### Work to be completed
Pick out and copy every line below that has the word "chart".

### Working data
- - -
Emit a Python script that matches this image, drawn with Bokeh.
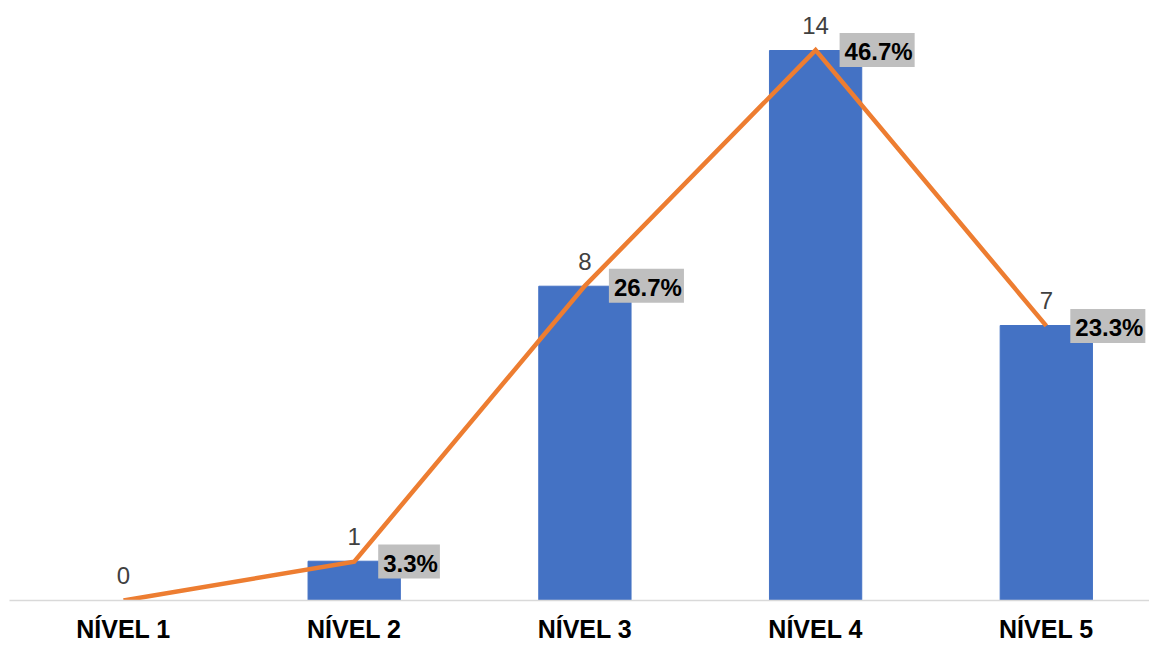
from bokeh.plotting import figure
from bokeh.models import ColumnDataSource, Range1d, FixedTicker, LinearAxis
from bokeh.core.properties import value
from bokeh.embed import file_html
from bokeh.resources import INLINE

# Data
levels = ["NÍVEL 1", "NÍVEL 2", "NÍVEL 3", "NÍVEL 4", "NÍVEL 5"]
counts = [0, 1, 8, 14, 7]
percents = [0.0, 3.3, 26.7, 46.7, 23.3]
total = 30

xs = list(range(len(levels)))
src = ColumnDataSource(dict(
    x=xs,
    count=counts,
    pct=percents,
    count_txt=[str(c) for c in counts],
))
# the first level has no percentage label
pct_src = ColumnDataSource(dict(
    x=xs[1:],
    pct=percents[1:],
    pct_txt=[f"{v:.1f}%" for v in percents[1:]],
))

W, H = 1149, 645
left_pad = 9
frame_w = W - left_pad
px_per_cat = 230.7
x0_px = 123 - left_pad  # pixel position of first category inside the frame
x_start = -x0_px / px_per_cat
x_end = x_start + frame_w / px_per_cat

y_end = 600 / (550 / 14)  # count scale so 14 sits near the top

p = figure(width=W, height=H, output_backend="svg", toolbar_location=None,
           x_range=Range1d(x_start, x_end), y_range=Range1d(0, y_end),
           min_border_left=left_pad, min_border_right=0, min_border_top=0,
           min_border_bottom=0, x_axis_location=None, y_axis_location=None)
p.extra_y_ranges = {"pct": Range1d(0, y_end * 100 / total)}

p.outline_line_color = None
p.grid.visible = False
p.background_fill_color = "white"
p.border_fill_color = "white"

xaxis = LinearAxis(ticker=FixedTicker(ticks=xs),
                   major_label_overrides={i: t for i, t in enumerate(levels)})
xaxis.axis_line_color = "#d9d9d9"
xaxis.axis_line_width = 1.5
xaxis.major_tick_line_color = None
xaxis.minor_tick_line_color = None
xaxis.major_label_text_font = "Liberation Sans"
xaxis.major_label_text_font_style = "bold"
xaxis.major_label_text_font_size = "25px"
xaxis.major_label_text_color = "#000000"
xaxis.major_label_standoff = 8
p.add_layout(xaxis, "below")

# Count bars
p.vbar(x="x", top="count", width=0.4, source=src, color="#4472C4")

# Percentage line on its own scale
p.line(x="x", y="pct", source=src, y_range_name="pct",
       line_color="#ED7D31", line_width=4.5, line_join="miter")

# Count labels above each point
p.text(x="x", y="count", text="count_txt", source=src,
       text_align="center", text_baseline="alphabetic", y_offset=-25,
       text_font=value("Liberation Sans"), text_font_size="24px",
       text_color="#404040")

# Percentage labels on a grey box to the right of each point
p.text(x="x", y="pct", text="pct_txt", source=pct_src, y_range_name="pct",
       text_align="left", text_baseline="middle", x_offset=24,
       text_font=value("Liberation Sans"), text_font_style="bold",
       text_font_size="24px", text_color="#000000",
       background_fill_color="#bfbfbf", padding=(5, 2, 5, 2))

open("out.html", "w").write(file_html(p, INLINE))
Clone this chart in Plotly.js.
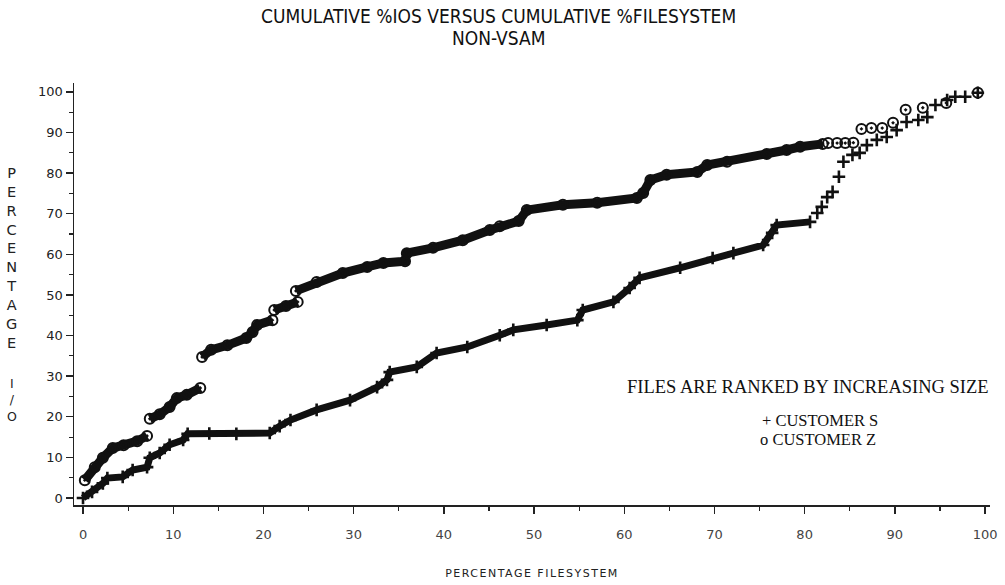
<!DOCTYPE html>
<html>
<head>
<meta charset="utf-8">
<script src="https://cdn.plot.ly/plotly-3.0.1.min.js"></script>
<style>
  html, body { margin: 0; padding: 0; background: #fff; }
  #chart { width: 1005px; height: 585px; }
  .xtitle { letter-spacing: 1.5px; }
</style>
</head>
<body>
<div id="chart"></div>
<script>
// Cumulative % of I/O against cumulative % of filesystem, files ranked by size.
// Dense runs of files are drawn as a band; null marks a jump caused by one large file.

// Customer Z (open circles) - dense part
const zBandX = [0.2, 1.3, 2.2, 3.3, 4.5, 6.0, 7.1, null,
  7.4, 8.5, 9.6, 10.4, 11.5, 13.0, null,
  13.2, 14.2, 16.0, 18.1, 18.8, 19.3, 21.0, null,
  21.2, 22.5, 23.8, null,
  23.6, 25.9, 28.8, 31.5, 33.3, 35.7, 35.9, 38.8, 42.1, 45.1, 46.2, 48.3, 49.2,
  53.2, 57.0, 61.4, 62.1, 62.9, 64.7, 68.1, 69.2, 71.4, 75.8, 78.0, 79.5, 82.0];
const zBandY = [4.4, 7.6, 9.9, 12.3, 13.0, 14.0, 15.3, null,
  19.5, 20.6, 22.4, 24.6, 25.4, 27.1, null,
  34.7, 36.5, 37.6, 39.4, 40.9, 42.6, 43.8, null,
  46.3, 47.3, 48.3, null,
  51.0, 53.2, 55.4, 56.9, 57.9, 58.3, 60.3, 61.6, 63.5, 66.0, 66.9, 68.2, 70.9,
  72.2, 72.7, 73.9, 75.1, 78.3, 79.6, 80.3, 82.0, 82.8, 84.7, 85.7, 86.5, 87.2];
// Customer Z - the largest files, plotted one by one
const zSparseX = [82.6, 83.6, 84.5, 85.4, 86.3, 87.4, 88.6, 89.8, 91.2, 93.1, 95.7, 99.2];
const zSparseY = [87.4, 87.4, 87.4, 87.5, 90.9, 91.1, 91.1, 92.4, 95.6, 96.1, 97.3, 99.8];

// Customer S (plus signs) - dense part
const sBandX = [0.0, 1.0, 2.2, 2.7, 4.4, 5.5, 7.1, 7.4, 8.5, 9.6, 11.1, 11.6, 14.0, 17.0,
  20.7, 21.8, 23.0, 25.9, 29.6, 32.6, 33.7, 34.0, 37.0, 39.2, 42.6, 46.2, 47.7, 51.4,
  54.8, 55.4, 58.8, 60.6, 61.7, 66.2, 69.8, 72.1, 75.4, 76.4, 76.9, 80.6];
const sBandY = [0.0, 1.5, 3.6, 4.9, 5.2, 6.9, 7.6, 9.9, 11.1, 13.1, 14.3, 15.8, 15.9, 15.8,
  16.0, 17.7, 19.2, 21.7, 24.1, 27.3, 29.1, 31.0, 32.3, 35.7, 37.2, 40.1, 41.4, 42.6,
  43.8, 46.3, 48.3, 51.7, 54.2, 56.7, 59.1, 60.3, 62.3, 65.3, 67.2, 68.0];
// Customer S - the largest files
const sSparseX = [81.4, 81.9, 82.5, 83.1, 83.8, 84.3, 85.3, 86.1, 86.9, 88.0, 89.1, 90.2,
  91.3, 92.6, 93.6, 94.5, 95.8, 96.7, 97.8, 99.2];
const sSparseY = [70.2, 71.7, 74.1, 75.4, 79.1, 82.8, 84.5, 85.0, 86.9, 88.2, 88.9, 90.6,
  92.6, 93.1, 93.8, 96.8, 98.0, 98.8, 98.8, 99.8];

const xTicks = [0, 10, 20, 30, 40, 50, 60, 70, 80, 90, 100];
const yTicks = [0, 10, 20, 30, 40, 50, 60, 70, 80, 90, 100];

const INK = '#111';
const circleMarker = { symbol: 'circle-open-dot', size: 10, color: INK, line: { width: 2, color: INK } };
const plusMarker = { symbol: 'cross-thin-open', size: 9, color: INK, line: { width: 2.6, color: INK } };

const traces = [
  { x: sBandX, y: sBandY, type: 'scatter', mode: 'lines+markers',
    line: { color: INK, width: 7 }, marker: plusMarker, hoverinfo: 'skip' },
  { x: sSparseX, y: sSparseY, type: 'scatter', mode: 'markers',
    marker: plusMarker, hoverinfo: 'skip' },
  { x: zBandX, y: zBandY, type: 'scatter', mode: 'lines+markers',
    line: { color: INK, width: 9 }, marker: circleMarker, hoverinfo: 'skip' },
  { x: zSparseX, y: zSparseY, type: 'scatter', mode: 'markers',
    marker: circleMarker, hoverinfo: 'skip' }
];

const axisCommon = {
  showgrid: false, zeroline: false, showline: true,
  linecolor: '#222', linewidth: 1.5,
  ticks: 'outside', ticklen: 7, tickwidth: 1.4, tickcolor: '#222',
  minor: { dtick: 5, ticks: 'outside', ticklen: 4, tickwidth: 1.2, tickcolor: '#222' }
};

const TITLE_FONT = { family: 'Liberation Sans Narrow, DejaVu Sans Condensed, sans-serif', size: 19, color: '#111' };
const NOTE_FONT = { family: 'Liberation Serif, serif', size: 18.5, color: '#111' };
const KEY_FONT = { family: 'Liberation Serif, serif', size: 16.5, color: '#111' };

const layout = {
  width: 1005, height: 585,
  paper_bgcolor: '#fff', plot_bgcolor: '#fff',
  showlegend: false,
  margin: { l: 74, r: 15, t: 83, b: 80 },
  xaxis: Object.assign({}, axisCommon, {
    range: [-1.0, 100.55], tickvals: xTicks, ticktext: xTicks.map(String),
    ticklabelstandoff: 10,
    tickfont: { family: 'DejaVu Sans, sans-serif', size: 13, color: '#444' },
    title: { text: 'PERCENTAGE FILESYSTEM', standoff: 28,
      font: { family: 'DejaVu Sans, sans-serif', size: 11, color: '#222' } }
  }),
  yaxis: Object.assign({}, axisCommon, {
    range: [-1.72, 102.2], tickvals: yTicks, ticktext: yTicks.map(String),
    tickfont: { family: 'DejaVu Sans, sans-serif', size: 13, color: '#222' }
  }),
  annotations: [
    { xref: 'paper', yref: 'paper', x: 0.463, y: 1.159, xanchor: 'center', yanchor: 'middle',
      text: 'CUMULATIVE %IOS VERSUS CUMULATIVE %FILESYSTEM', showarrow: false, font: TITLE_FONT },
    { xref: 'paper', yref: 'paper', x: 0.463, y: 1.106, xanchor: 'center', yanchor: 'middle',
      text: 'NON-VSAM', showarrow: false, font: TITLE_FONT },
    { xref: 'paper', yref: 'paper', x: -0.068, y: 0.811, xanchor: 'center', yanchor: 'top',
      text: 'P<br>E<br>R<br>C<br>E<br>N<br>T<br>A<br>G<br>E', showarrow: false, align: 'center',
      font: { family: 'DejaVu Sans, sans-serif', size: 14.5, color: '#222' } },
    { xref: 'paper', yref: 'paper', x: -0.068, y: 0.31, xanchor: 'center', yanchor: 'top',
      text: 'I<br>/<br>O', showarrow: false, align: 'center',
      font: { family: 'DejaVu Sans, sans-serif', size: 12.5, color: '#222' } },
    { xref: 'x', yref: 'y', x: 80.4, y: 27.3, xanchor: 'center', yanchor: 'middle',
      text: 'FILES ARE RANKED BY INCREASING SIZE', showarrow: false, font: NOTE_FONT },
    { xref: 'x', yref: 'y', x: 81.7, y: 19.0, xanchor: 'center', yanchor: 'middle',
      text: '+ CUSTOMER S', showarrow: false, font: KEY_FONT },
    { xref: 'x', yref: 'y', x: 81.5, y: 14.3, xanchor: 'center', yanchor: 'middle',
      text: 'o CUSTOMER Z', showarrow: false, font: KEY_FONT }
  ]
};

Plotly.newPlot('chart', traces, layout, { displayModeBar: false, staticPlot: true });
</script>
</body>
</html>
- - -
### Result for this task
Clone this chart in Plotly.js.
  #chart { width: 1005px; height: 585px; }
<div id="chart"></div>
Plotly.newPlot('chart', traces, layout, { displayModeBar: false, staticPlot: true });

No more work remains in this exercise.